_TASK DESCRIPTION_: From the first line of the listing below, retype each line up to and including the one with "(11,11) rectangle (697,317);"; pictures stay out.

_MATERIAL PROVIDED_:
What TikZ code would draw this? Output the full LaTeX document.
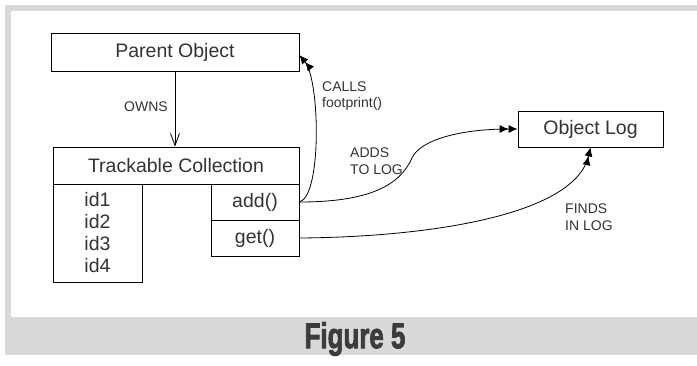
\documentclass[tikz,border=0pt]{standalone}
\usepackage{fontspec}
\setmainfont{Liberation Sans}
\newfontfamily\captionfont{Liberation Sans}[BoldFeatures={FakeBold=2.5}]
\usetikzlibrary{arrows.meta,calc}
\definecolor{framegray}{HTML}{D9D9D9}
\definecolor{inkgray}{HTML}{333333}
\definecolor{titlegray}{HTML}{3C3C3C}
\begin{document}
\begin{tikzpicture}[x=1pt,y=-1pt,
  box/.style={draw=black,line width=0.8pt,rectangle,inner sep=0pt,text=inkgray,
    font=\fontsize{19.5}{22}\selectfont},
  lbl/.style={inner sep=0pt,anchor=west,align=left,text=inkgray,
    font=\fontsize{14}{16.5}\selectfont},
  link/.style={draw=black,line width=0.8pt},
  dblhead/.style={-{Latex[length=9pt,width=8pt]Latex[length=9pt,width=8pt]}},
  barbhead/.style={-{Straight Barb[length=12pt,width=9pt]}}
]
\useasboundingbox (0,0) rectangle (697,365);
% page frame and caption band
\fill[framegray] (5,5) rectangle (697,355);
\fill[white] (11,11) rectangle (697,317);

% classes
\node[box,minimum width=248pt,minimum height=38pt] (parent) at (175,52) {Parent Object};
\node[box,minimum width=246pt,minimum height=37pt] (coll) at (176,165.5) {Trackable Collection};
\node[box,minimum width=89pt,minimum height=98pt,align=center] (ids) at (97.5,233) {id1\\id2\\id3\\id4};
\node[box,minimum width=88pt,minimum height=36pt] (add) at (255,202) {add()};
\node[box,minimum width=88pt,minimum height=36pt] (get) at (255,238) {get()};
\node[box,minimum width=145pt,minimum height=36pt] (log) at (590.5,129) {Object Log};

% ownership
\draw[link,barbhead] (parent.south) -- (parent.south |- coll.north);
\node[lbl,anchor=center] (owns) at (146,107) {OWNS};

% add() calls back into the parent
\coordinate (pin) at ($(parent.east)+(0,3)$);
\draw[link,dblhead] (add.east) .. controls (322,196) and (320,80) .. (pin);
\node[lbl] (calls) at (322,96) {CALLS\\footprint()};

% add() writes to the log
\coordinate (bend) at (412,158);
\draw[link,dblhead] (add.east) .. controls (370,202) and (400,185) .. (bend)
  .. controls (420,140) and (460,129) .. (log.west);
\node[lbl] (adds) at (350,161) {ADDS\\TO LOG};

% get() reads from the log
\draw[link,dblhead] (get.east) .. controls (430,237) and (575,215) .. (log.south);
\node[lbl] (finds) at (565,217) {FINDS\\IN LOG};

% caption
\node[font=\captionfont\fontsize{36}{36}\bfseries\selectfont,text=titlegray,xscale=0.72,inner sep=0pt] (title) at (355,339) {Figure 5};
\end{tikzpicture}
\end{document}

_RESULT OF THIS TASK_:
What TikZ code would draw this? Output the full LaTeX document.
\documentclass[tikz,border=0pt]{standalone}
\usepackage{fontspec}
\setmainfont{Liberation Sans}
\newfontfamily\captionfont{Liberation Sans}[BoldFeatures={FakeBold=2.5}]
\usetikzlibrary{arrows.meta,calc}
\definecolor{framegray}{HTML}{D9D9D9}
\definecolor{inkgray}{HTML}{333333}
\definecolor{titlegray}{HTML}{3C3C3C}
\begin{document}
\begin{tikzpicture}[x=1pt,y=-1pt,
  box/.style={draw=black,line width=0.8pt,rectangle,inner sep=0pt,text=inkgray,
    font=\fontsize{19.5}{22}\selectfont},
  lbl/.style={inner sep=0pt,anchor=west,align=left,text=inkgray,
    font=\fontsize{14}{16.5}\selectfont},
  link/.style={draw=black,line width=0.8pt},
  dblhead/.style={-{Latex[length=9pt,width=8pt]Latex[length=9pt,width=8pt]}},
  barbhead/.style={-{Straight Barb[length=12pt,width=9pt]}}
]
\useasboundingbox (0,0) rectangle (697,365);
% page frame and caption band
\fill[framegray] (5,5) rectangle (697,355);
\fill[white] (11,11) rectangle (697,317);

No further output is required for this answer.